Keeping Perennials Warm in Winter
Frost is killer to chrysanthemums, and overwintering them can be a challenge. It is actually a good idea to winter them indoors and maintain the soil and temperature they like best. Other ways to protect your mums in the garden include adding extra mulch or organic matter for the duration of the season to prevent frost. It actually takes a lot of sustained cold to cause the ground to freeze, so more southerly climates can have a lot of success with this method, while northerly climates will find overwintering a bit more difficult without an indoor option.
Bouquets and Decorations
Chrysanthemums can make beautiful bouquets, adorning vases and arrangements with ease if cared for properly.
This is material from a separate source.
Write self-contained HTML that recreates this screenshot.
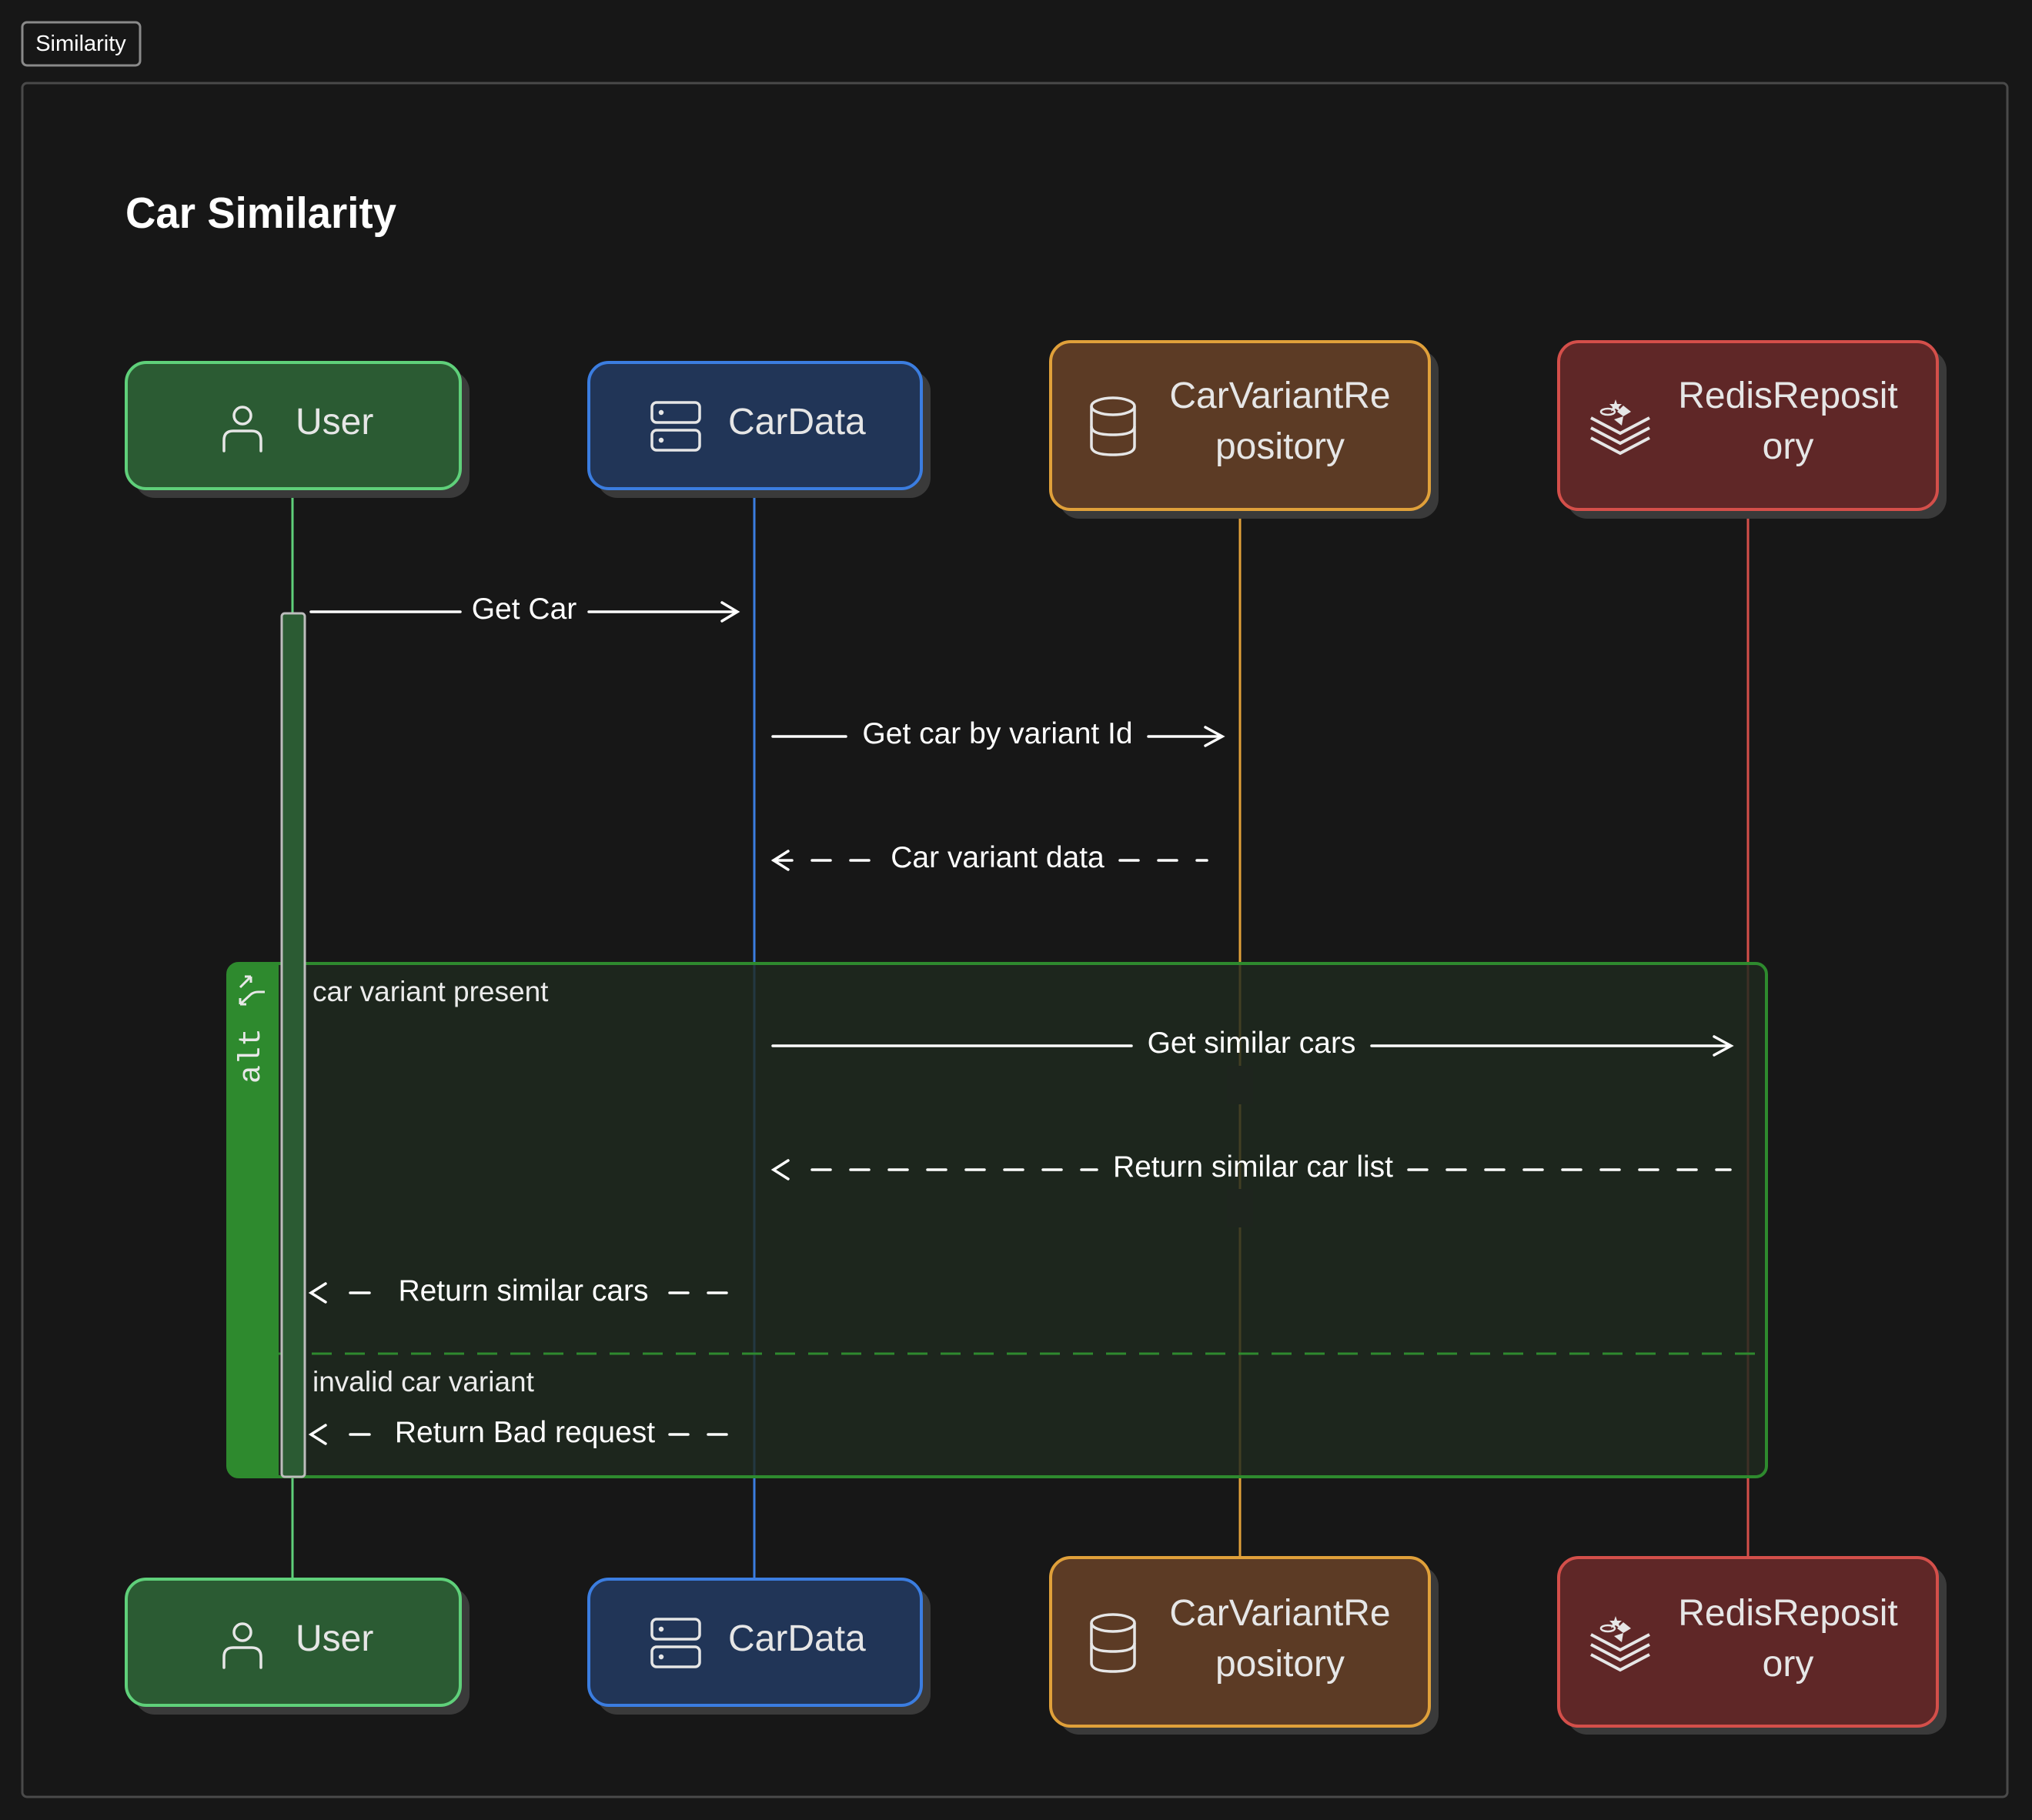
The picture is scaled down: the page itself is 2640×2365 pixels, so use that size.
<!DOCTYPE html>
<html><head><meta charset="utf-8"><style>
html,body{margin:0;padding:0;background:#171717;}
svg{display:block;}
text{font-family:"Liberation Sans",Arial,sans-serif;}
</style></head><body>
<svg width="2640" height="2365" viewBox="0 0 2640 2365" xmlns="http://www.w3.org/2000/svg">
<rect x="0" y="0" width="2640" height="2365" fill="#171717"/>
<!-- tag -->
<rect x="29" y="29" width="153" height="56" rx="6" fill="#171717" stroke="#8a8a8a" stroke-width="3"/>
<text x="105" y="66" font-size="29" fill="#ffffff" text-anchor="middle">Similarity</text>
<!-- frame -->
<rect x="29" y="108" width="2579" height="2227" rx="6" fill="#171717" stroke="#4a4a4a" stroke-width="3"/>
<text x="163" y="296" font-size="57" font-weight="bold" fill="#ffffff" textLength="352" lengthAdjust="spacingAndGlyphs">Car Similarity</text>

<!-- lifelines -->
<line x1="380" y1="635" x2="380" y2="2052" stroke="#5fd07a" stroke-width="3"/>
<line x1="980" y1="635" x2="980" y2="2052" stroke="#3b7de0" stroke-width="3"/>
<line x1="1611" y1="662" x2="1611" y2="2024" stroke="#e0a03a" stroke-width="3"/>
<line x1="2271" y1="662" x2="2271" y2="2024" stroke="#d44f4a" stroke-width="3"/>

<!-- alt box -->
<rect x="296" y="1252" width="1999" height="667" rx="14" fill="#1f2a1f" fill-opacity="0.82" stroke="#2e8a2e" stroke-width="4"/>
<path d="M310,1252 H362 V1919 H310 Q296,1919 296,1905 V1266 Q296,1252 310,1252 Z" fill="#2e8a2e"/>
<line x1="362" y1="1759" x2="2295" y2="1759" stroke="#2e8a2e" stroke-width="3" stroke-dasharray="26 17"/>
<text transform="translate(337,1408) rotate(-90)" style="font-family:'Liberation Mono',monospace" font-size="40" fill="#e8e8e8">alt</text>
<g stroke="#e8e8e8" stroke-width="3" fill="none">
<path d="M312,1283 L326,1269 M326,1269 L318,1269 M326,1269 L326,1277"/>
<path d="M312,1305 L326,1292 Q330,1289 335,1289 L344,1289 M312,1305 L312,1297 M312,1305 L320,1305"/>
</g>
<text x="406" y="1301" font-size="37" fill="#ececec">car variant present</text>
<text x="406" y="1808" font-size="37" fill="#ececec">invalid car variant</text>

<!-- activation -->
<rect x="366" y="797" width="30" height="1122" rx="4" fill="#2b5b33" stroke="#bdbdbd" stroke-width="3"/>

<!-- messages -->
<g stroke="#ffffff" stroke-width="3.5" fill="none" stroke-linecap="round">
 <line x1="404" y1="795" x2="598" y2="795"/><line x1="765" y1="795" x2="956" y2="795"/>
 <path d="M938,783 L958,795 L938,807"/>
 <line x1="1004" y1="957" x2="1099" y2="957"/><line x1="1492" y1="957" x2="1586" y2="957"/>
 <path d="M1566,945 L1588,957 L1566,969"/>
 <path d="M1024,1106 L1005,1118 L1024,1130"/>
 <line x1="1005" y1="1118" x2="1130" y2="1118" stroke-dasharray="24 26" stroke-dashoffset="-50"/>
 <line x1="1455" y1="1118" x2="1568" y2="1118" stroke-dasharray="24 26"/>
 <line x1="1004" y1="1359" x2="1470" y2="1359"/><line x1="1782" y1="1359" x2="2247" y2="1359"/>
 <path d="M2227,1347 L2249,1359 L2227,1371"/>
 <path d="M1024,1508 L1005,1520 L1024,1532"/>
 <line x1="1055" y1="1520" x2="1425" y2="1520" stroke-dasharray="24 26"/>
 <line x1="1830" y1="1520" x2="2248" y2="1520" stroke-dasharray="24 26"/>
 <path d="M423,1668 L404,1680 L423,1692"/>
 <line x1="455" y1="1680" x2="480" y2="1680"/>
 <line x1="870" y1="1680" x2="944" y2="1680" stroke-dasharray="24 26"/>
 <path d="M423,1852 L404,1864 L423,1876"/>
 <line x1="455" y1="1864" x2="480" y2="1864"/>
 <line x1="870" y1="1864" x2="944" y2="1864" stroke-dasharray="24 26"/>
</g>
<g fill="#ffffff" font-size="39" text-anchor="middle">
 <text x="681" y="804">Get Car</text>
 <text x="1296" y="966">Get car by variant Id</text>
 <text x="1296" y="1127">Car variant data</text>
</g>
<rect x="1594" y="1385" width="34" height="50" fill="#1e251e"/>
<rect x="1594" y="1545" width="34" height="50" fill="#1e251e"/>
<g fill="#ffffff" font-size="39" text-anchor="middle">
 <text x="1626" y="1368">Get similar cars</text>
 <text x="1628" y="1529">Return similar car list</text>
 <text x="680" y="1690">Return similar cars</text>
 <text x="682" y="1874">Return Bad request</text>
</g>

<defs>
 <g id="userIcon" fill="none" stroke="#e6e6e6" stroke-width="3.5" stroke-linecap="round">
  <circle cx="0" cy="-14" r="11"/>
  <path d="M-24,32 V18 Q-24,6 -12,6 H12 Q24,6 24,18 V32"/>
 </g>
 <g id="serverIcon" fill="none" stroke="#e6e6e6" stroke-width="3.5">
  <rect x="-31" y="-29" width="62" height="26" rx="6"/>
  <rect x="-31" y="7" width="62" height="26" rx="6"/>
  <circle cx="-19" cy="-16" r="1.5" fill="#e6e6e6"/>
  <circle cx="-19" cy="20" r="1.5" fill="#e6e6e6"/>
 </g>
 <g id="dbIcon" fill="none" stroke="#e6e6e6" stroke-width="3.5">
  <ellipse cx="0" cy="-22" rx="28" ry="11"/>
  <path d="M-28,-22 V30 Q-28,41 0,41 Q28,41 28,30 V-22"/>
  <path d="M-28,4 Q-28,15 0,15 Q28,15 28,4"/>
 </g>
 <g id="redisIcon" fill="none" stroke="#e6e6e6" stroke-width="4">
  <path d="M-38,-12 L0,8 L38,-12"/>
  <path d="M-38,1 L0,21 L38,1"/>
  <path d="M-38,14 L0,34 L38,14"/>
  <ellipse cx="-16" cy="-20" rx="9" ry="4" stroke-width="2.5"/>
  <path d="M4,-28 L14,-20 L4,-14 L-4,-20 Z" fill="#e6e6e6" stroke="none"/>
  <path d="M-8,-10 L4,-14 L2,-2 Z" fill="#e6e6e6" stroke="none"/>
  <path d="M-6,-36 L-4,-30 L2,-30 L-2,-26 L0,-20 L-6,-24 L-12,-20 L-10,-26 L-14,-30 L-8,-30 Z" fill="#e6e6e6" stroke="none"/>
 </g>
</defs>

<g>
 <rect x="175" y="482" width="435" height="165" rx="26" fill="#3a3a3a"/>
 <rect x="164" y="471" width="434" height="164" rx="26" fill="#2b5b33" stroke="#5fd07a" stroke-width="4"/>
 <use href="#userIcon" x="315" y="554"/>
 <text x="384" y="564" font-size="48" fill="#e6e6e6">User</text>

 <rect x="776" y="482" width="433" height="165" rx="26" fill="#3a3a3a"/>
 <rect x="765" y="471" width="432" height="164" rx="26" fill="#213557" stroke="#3b7de0" stroke-width="4"/>
 <use href="#serverIcon" x="878" y="552"/>
 <text x="946" y="564" font-size="48" fill="#e6e6e6">CarData</text>

 <rect x="1376" y="455" width="493" height="219" rx="26" fill="#3a3a3a"/>
 <rect x="1365" y="444" width="492" height="218" rx="26" fill="#5c3b25" stroke="#e0a03a" stroke-width="4"/>
 <use href="#dbIcon" x="1446" y="550"/>
 <text x="1663" y="530" font-size="48" fill="#e6e6e6" text-anchor="middle">CarVariantRe</text>
 <text x="1663" y="596" font-size="48" fill="#e6e6e6" text-anchor="middle">pository</text>

 <rect x="2036" y="455" width="493" height="219" rx="26" fill="#3a3a3a"/>
 <rect x="2025" y="444" width="492" height="218" rx="26" fill="#5f2727" stroke="#d44f4a" stroke-width="4"/>
 <use href="#redisIcon" x="2105" y="555"/>
 <text x="2323" y="530" font-size="48" fill="#e6e6e6" text-anchor="middle">RedisReposit</text>
 <text x="2323" y="596" font-size="48" fill="#e6e6e6" text-anchor="middle">ory</text>
</g>

<g>
 <rect x="175" y="2063" width="435" height="165" rx="26" fill="#3a3a3a"/>
 <rect x="164" y="2052" width="434" height="164" rx="26" fill="#2b5b33" stroke="#5fd07a" stroke-width="4"/>
 <use href="#userIcon" x="315" y="2135"/>
 <text x="384" y="2145" font-size="48" fill="#e6e6e6">User</text>

 <rect x="776" y="2063" width="433" height="165" rx="26" fill="#3a3a3a"/>
 <rect x="765" y="2052" width="432" height="164" rx="26" fill="#213557" stroke="#3b7de0" stroke-width="4"/>
 <use href="#serverIcon" x="878" y="2133"/>
 <text x="946" y="2145" font-size="48" fill="#e6e6e6">CarData</text>

 <rect x="1376" y="2035" width="493" height="219" rx="26" fill="#3a3a3a"/>
 <rect x="1365" y="2024" width="492" height="219" rx="26" fill="#5c3b25" stroke="#e0a03a" stroke-width="4"/>
 <use href="#dbIcon" x="1446" y="2131"/>
 <text x="1663" y="2112" font-size="48" fill="#e6e6e6" text-anchor="middle">CarVariantRe</text>
 <text x="1663" y="2178" font-size="48" fill="#e6e6e6" text-anchor="middle">pository</text>

 <rect x="2036" y="2035" width="493" height="219" rx="26" fill="#3a3a3a"/>
 <rect x="2025" y="2024" width="492" height="219" rx="26" fill="#5f2727" stroke="#d44f4a" stroke-width="4"/>
 <use href="#redisIcon" x="2105" y="2136"/>
 <text x="2323" y="2112" font-size="48" fill="#e6e6e6" text-anchor="middle">RedisReposit</text>
 <text x="2323" y="2178" font-size="48" fill="#e6e6e6" text-anchor="middle">ory</text>
</g>
</svg>
</body></html>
Cutting the stems on a slant every few days can help the flowers stay looking fresh for up to three weeks, especially if you pull off the leaves. Pair them with dahlias, daisies, and sprays of berries or leaves for some gorgeous fall arrangements. With so many colors and classes of chrysanthemums to choose from, you can even pair them with each other!
Chrysanthemums have been capturing people’s hearts for thousands of years, and with all the beauty they share with the world, it is no wonder. With everything you’ve just learned about these regal blooms, you can try your hand at growing some of your own. They have a reputation for being difficult, but as you’ve just learned, all it takes is a little maintenance to make chrysanthemums a colorful and attractive part of your home and garden!